REQUIRED TASK = Repeat the material exactly from its first line to the line that includes "const yTicks2 = [0,0.02,0.04,0.06,0.08];". Skip pictures.

DATASET EXTRACT =
--

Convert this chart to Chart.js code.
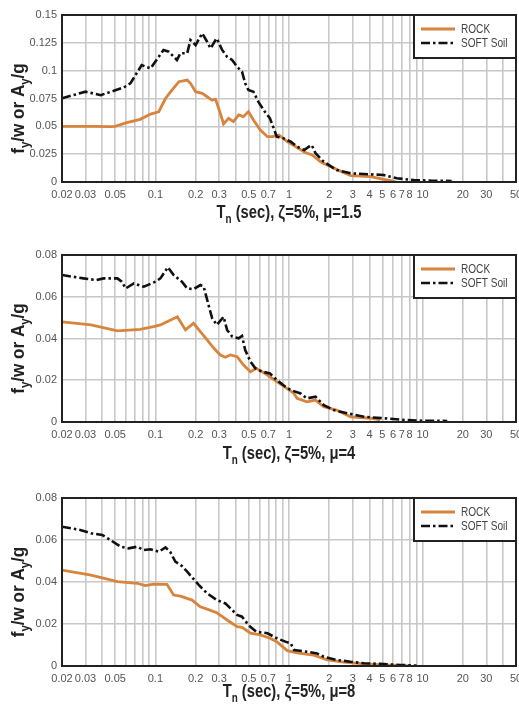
<!DOCTYPE html>
<html>
<head>
<meta charset="utf-8">
<script src="https://cdn.jsdelivr.net/npm/chart.js@4.4.1/dist/chart.umd.min.js"></script>
<style>
  body { margin: 0; background: #fff; }
  .box { position: absolute; left: 0; width: 519px; }
</style>
</head>
<body>
<div class="box" style="top:0;height:225px"><canvas id="c1"></canvas></div>
<div class="box" style="top:235px;height:230px"><canvas id="c2"></canvas></div>
<div class="box" style="top:470px;height:239px"><canvas id="c3"></canvas></div>
<script>
// period grid (log axis) and the labelled subset
const gridT = [0.02,0.03,0.04,0.05,0.06,0.07,0.08,0.09,0.1,0.2,0.3,0.4,0.5,0.6,0.7,0.8,0.9,1,2,3,4,5,6,7,8,9,10,20,30,40,50];
const labelT = [0.02,0.03,0.05,0.1,0.2,0.3,0.5,0.7,1,2,3,4,5,6,7,8,10,20,30,50];
const yTicks1 = [0,0.025,0.05,0.075,0.1,0.125,0.15];
const yTicks2 = [0,0.02,0.04,0.06,0.08];

// mu = 1.5
const rock1T = [0.02,0.034,0.046,0.05,0.061,0.077,0.092,0.106,0.119,0.133,0.15,0.173,0.183,0.2,0.224,0.244,0.265,0.282,0.306,0.324,0.353,0.384,0.42,0.455,0.497,0.542,0.61,0.69,0.76,0.84,0.97,1.15,1.3,1.5,1.73,2.0,2.5,2.9,4.1,5.0,5.8,6.3];
const rock1V = [0.050,0.050,0.0497,0.050,0.0533,0.0563,0.061,0.0631,0.075,0.0826,0.0901,0.0916,0.0886,0.0811,0.0796,0.0766,0.0736,0.0742,0.0617,0.0521,0.0572,0.0542,0.0602,0.0587,0.0631,0.0557,0.0467,0.0407,0.0407,0.0422,0.0362,0.031,0.027,0.024,0.018,0.0145,0.009,0.0057,0.0048,0.0025,0.0012,0.0002];
const soft1T = [0.02,0.03,0.039,0.058,0.065,0.079,0.092,0.115,0.126,0.145,0.154,0.173,0.183,0.2,0.224,0.244,0.259,0.282,0.288,0.316,0.344,0.375,0.409,0.445,0.47,0.497,0.542,0.59,0.66,0.72,0.76,0.81,0.91,1.03,1.15,1.3,1.41,1.48,1.58,1.82,2.27,2.89,3.64,5.1,6.4,8.6,11.5,16.5];
const soft1V = [0.0752,0.0811,0.078,0.085,0.0886,0.105,0.102,0.1186,0.117,0.1096,0.1156,0.1156,0.1275,0.123,0.1335,0.126,0.120,0.1275,0.129,0.1186,0.1125,0.1096,0.1036,0.099,0.0886,0.0826,0.0811,0.072,0.063,0.0572,0.0497,0.0407,0.0392,0.0362,0.0317,0.0287,0.0317,0.0332,0.0258,0.0182,0.0108,0.0078,0.0072,0.0063,0.0033,0.0018,0.0012,0.0009];

// mu = 4
const rock2T = [0.02,0.033,0.052,0.077,0.097,0.109,0.146,0.168,0.193,0.217,0.244,0.274,0.306,0.334,0.364,0.409,0.457,0.515,0.57,0.69,0.81,0.97,1.09,1.15,1.36,1.58,1.82,2.27,2.89,4.1,4.8];
const rock2V = [0.048,0.0465,0.0437,0.0444,0.0457,0.0465,0.0504,0.0441,0.0473,0.0433,0.0393,0.0353,0.0321,0.031,0.0321,0.0313,0.0273,0.0241,0.0257,0.0225,0.0193,0.016,0.0137,0.0113,0.0097,0.0105,0.0073,0.0057,0.0025,0.0018,0.001];
const soft2T = [0.02,0.029,0.036,0.041,0.052,0.056,0.06,0.069,0.082,0.1,0.109,0.124,0.137,0.158,0.173,0.193,0.217,0.23,0.25,0.266,0.288,0.324,0.344,0.376,0.42,0.445,0.47,0.515,0.56,0.63,0.72,0.81,0.94,1.03,1.22,1.36,1.58,1.82,2.16,2.73,3.64,5.1,7.2,10.2,15.3];
const soft2V = [0.0704,0.0688,0.068,0.0688,0.0688,0.0672,0.064,0.0664,0.0648,0.0672,0.0688,0.0741,0.0704,0.0672,0.064,0.0636,0.0656,0.0648,0.056,0.0497,0.0465,0.0504,0.0441,0.0409,0.0401,0.0412,0.0345,0.0289,0.0257,0.0241,0.0233,0.0201,0.0169,0.0153,0.0137,0.0113,0.0121,0.0081,0.0057,0.0042,0.0025,0.0018,0.001,0.0006,0.0005];

// mu = 8
const rock3T = [0.02,0.033,0.052,0.073,0.084,0.097,0.122,0.137,0.154,0.188,0.217,0.244,0.288,0.344,0.409,0.445,0.515,0.61,0.72,0.81,0.97,1.15,1.53,1.94,2.56,3.64,5.1,8.2];
const rock3V = [0.0457,0.0433,0.0402,0.0394,0.0383,0.039,0.0389,0.0338,0.0333,0.0314,0.0282,0.0271,0.0254,0.0219,0.0187,0.0184,0.0156,0.0148,0.0132,0.0116,0.0073,0.0063,0.0052,0.0029,0.0018,0.001,0.0005,0.0001];
const soft3T = [0.02,0.0274,0.033,0.04,0.046,0.055,0.063,0.073,0.082,0.092,0.106,0.119,0.129,0.141,0.158,0.173,0.211,0.244,0.288,0.334,0.409,0.445,0.497,0.57,0.69,0.81,0.94,1.03,1.09,1.36,1.62,1.82,2.27,2.89,3.64,4.8,6.8,9.0];
const soft3V = [0.0663,0.0648,0.0632,0.0624,0.06,0.0568,0.056,0.0568,0.0552,0.0556,0.0544,0.0565,0.0544,0.0497,0.0476,0.0449,0.0386,0.0346,0.0314,0.0298,0.0243,0.0235,0.0195,0.0163,0.0156,0.0132,0.0116,0.0108,0.0076,0.0068,0.006,0.0044,0.0029,0.002,0.0013,0.001,0.0005,0.0002];

const fam = "'Liberation Sans', Arial, sans-serif";

function pts(xs, ys) {
  return xs.map((x, i) => ({x: x, y: ys[i]}));
}

// bold text with subscripts, squeezed horizontally by k, centred on x
function drawParts(ctx, parts, x, y, size, k) {
  const big = 'bold ' + size + 'px ' + fam;
  const small = 'bold ' + Math.round(size * 0.68) + 'px ' + fam;
  let w = 0;
  parts.forEach(p => { ctx.font = p[1] ? small : big; w += ctx.measureText(p[0]).width; });
  ctx.save();
  ctx.translate(x, y);
  ctx.scale(k, 1);
  let cx = -w / 2;
  ctx.textAlign = 'left';
  ctx.textBaseline = 'alphabetic';
  parts.forEach(p => {
    ctx.font = p[1] ? small : big;
    ctx.fillText(p[0], cx, p[1] ? size * 0.28 : 0);
    cx += ctx.measureText(p[0]).width;
  });
  ctx.restore();
}

const decor = {
  id: 'decor',
  afterDraw(chart, args, o) {
    const ctx = chart.ctx, a = chart.chartArea;
    ctx.save();
    // plot frame
    ctx.strokeStyle = '#222';
    ctx.lineWidth = 2;
    ctx.strokeRect(a.left, a.top, a.right - a.left, a.bottom - a.top);
    // legend box in the top right corner
    const lw = 102, lh = 43;
    const lx = a.right - lw, ly = a.top;
    ctx.fillStyle = '#fff';
    ctx.fillRect(lx, ly, lw, lh);
    ctx.strokeRect(lx, ly, lw, lh);
    chart.data.datasets.forEach((ds, i) => {
      const yy = ly + 14 + i * 14;
      ctx.beginPath();
      ctx.strokeStyle = ds.borderColor;
      ctx.lineWidth = ds.borderWidth;
      ctx.setLineDash(ds.borderDash || []);
      ctx.moveTo(lx + 7, yy);
      ctx.lineTo(lx + 41, yy);
      ctx.stroke();
      ctx.setLineDash([]);
      ctx.save();
      ctx.translate(lx + 47, yy + 1);
      ctx.scale(0.84, 1);
      ctx.fillStyle = '#444';
      ctx.font = '12px ' + fam;
      ctx.textAlign = 'left';
      ctx.textBaseline = 'middle';
      ctx.fillText(ds.label, 0, 0);
      ctx.restore();
    });
    // axis titles
    ctx.fillStyle = '#222';
    drawParts(ctx, [['T', 0], ['n', 1], [' (sec), \u03b6=5%, \u03bc=' + o.mu, 0]], (a.left + a.right) / 2, a.bottom + o.xTitleY, 18, 0.82);
    ctx.translate(24, (a.top + a.bottom) / 2 + 10);
    ctx.rotate(-Math.PI / 2);
    drawParts(ctx, [['f', 0], ['y', 1], ['/w or A', 0], ['y', 1], ['/g', 0]], 0, 0, 18, 0.95);
    ctx.restore();
  }
};

function makeChart(id, rockT, rockV, softT, softV, yTicks, mu, padTop, plotH, xTitleY) {
  const canvas = document.getElementById(id);
  const H = canvas.parentNode.clientHeight;
  new Chart(canvas, {
    type: 'line',
    data: {
      datasets: [{
        label: 'ROCK',
        data: pts(rockT, rockV),
        borderColor: '#d8843c',
        borderWidth: 2.8,
        pointRadius: 0,
        tension: 0,
        order: 1
      }, {
        label: 'SOFT Soil',
        data: pts(softT, softV),
        borderColor: '#111',
        borderWidth: 2.6,
        borderDash: [9, 3, 2.5, 3],
        pointRadius: 0,
        tension: 0,
        order: 0
      }]
    },
    options: {
      responsive: true,
      maintainAspectRatio: false,
      animation: false,
      layout: { padding: { top: padTop, right: 3, left: 0, bottom: 0 } },
      plugins: {
        legend: { display: false },
        tooltip: { enabled: false },
        decor: { mu: mu, xTitleY: xTitleY }
      },
      scales: {
        x: {
          type: 'logarithmic',
          min: 0.02,
          max: 50,
          afterBuildTicks: (s) => { s.ticks = gridT.map(v => ({ value: v })); },
          afterFit: (s) => { s.height = H - padTop - plotH; s.paddingLeft = 0; s.paddingRight = 0; },
          grid: { color: '#c8c8c8', lineWidth: 1.6, drawTicks: false },
          border: { color: '#222', width: 2 },
          ticks: {
            autoSkip: false,
            maxRotation: 0,
            padding: 6,
            color: '#555',
            font: { family: fam, size: 11 },
            callback: (v) => labelT.some(t => Math.abs(t - v) < 1e-9) ? String(v) : ''
          }
        },
        y: {
          min: 0,
          max: yTicks[yTicks.length - 1],
          afterBuildTicks: (s) => { s.ticks = yTicks.map(v => ({ value: v })); },
          afterFit: (s) => { s.width = 62; s.paddingTop = 0; s.paddingBottom = 0; },
          grid: { color: '#c8c8c8', lineWidth: 1.6, drawTicks: false },
          border: { color: '#222', width: 2 },
          ticks: {
            padding: 5,
            color: '#555',
            font: { family: fam, size: 11 },
            callback: (v) => String(+v.toFixed(3))
          }
        }
      }
    },
    plugins: [decor]
  });
}

makeChart('c1', rock1T, rock1V, soft1T, soft1V, yTicks1, '1.5', 15, 167, 36);
makeChart('c2', rock2T, rock2V, soft2T, soft2V, yTicks2, '4', 20, 167, 37);
makeChart('c3', rock3T, rock3V, soft3T, soft3V, yTicks2, '8', 28, 168, 31);
</script>
</body>
</html>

--

FULL OUTPUT =
Convert this chart to Chart.js code.
<!DOCTYPE html>
<html>
<head>
<meta charset="utf-8">
<script src="https://cdn.jsdelivr.net/npm/chart.js@4.4.1/dist/chart.umd.min.js"></script>
<style>
  body { margin: 0; background: #fff; }
  .box { position: absolute; left: 0; width: 519px; }
</style>
</head>
<body>
<div class="box" style="top:0;height:225px"><canvas id="c1"></canvas></div>
<div class="box" style="top:235px;height:230px"><canvas id="c2"></canvas></div>
<div class="box" style="top:470px;height:239px"><canvas id="c3"></canvas></div>
<script>
// period grid (log axis) and the labelled subset
const gridT = [0.02,0.03,0.04,0.05,0.06,0.07,0.08,0.09,0.1,0.2,0.3,0.4,0.5,0.6,0.7,0.8,0.9,1,2,3,4,5,6,7,8,9,10,20,30,40,50];
const labelT = [0.02,0.03,0.05,0.1,0.2,0.3,0.5,0.7,1,2,3,4,5,6,7,8,10,20,30,50];
const yTicks1 = [0,0.025,0.05,0.075,0.1,0.125,0.15];
const yTicks2 = [0,0.02,0.04,0.06,0.08];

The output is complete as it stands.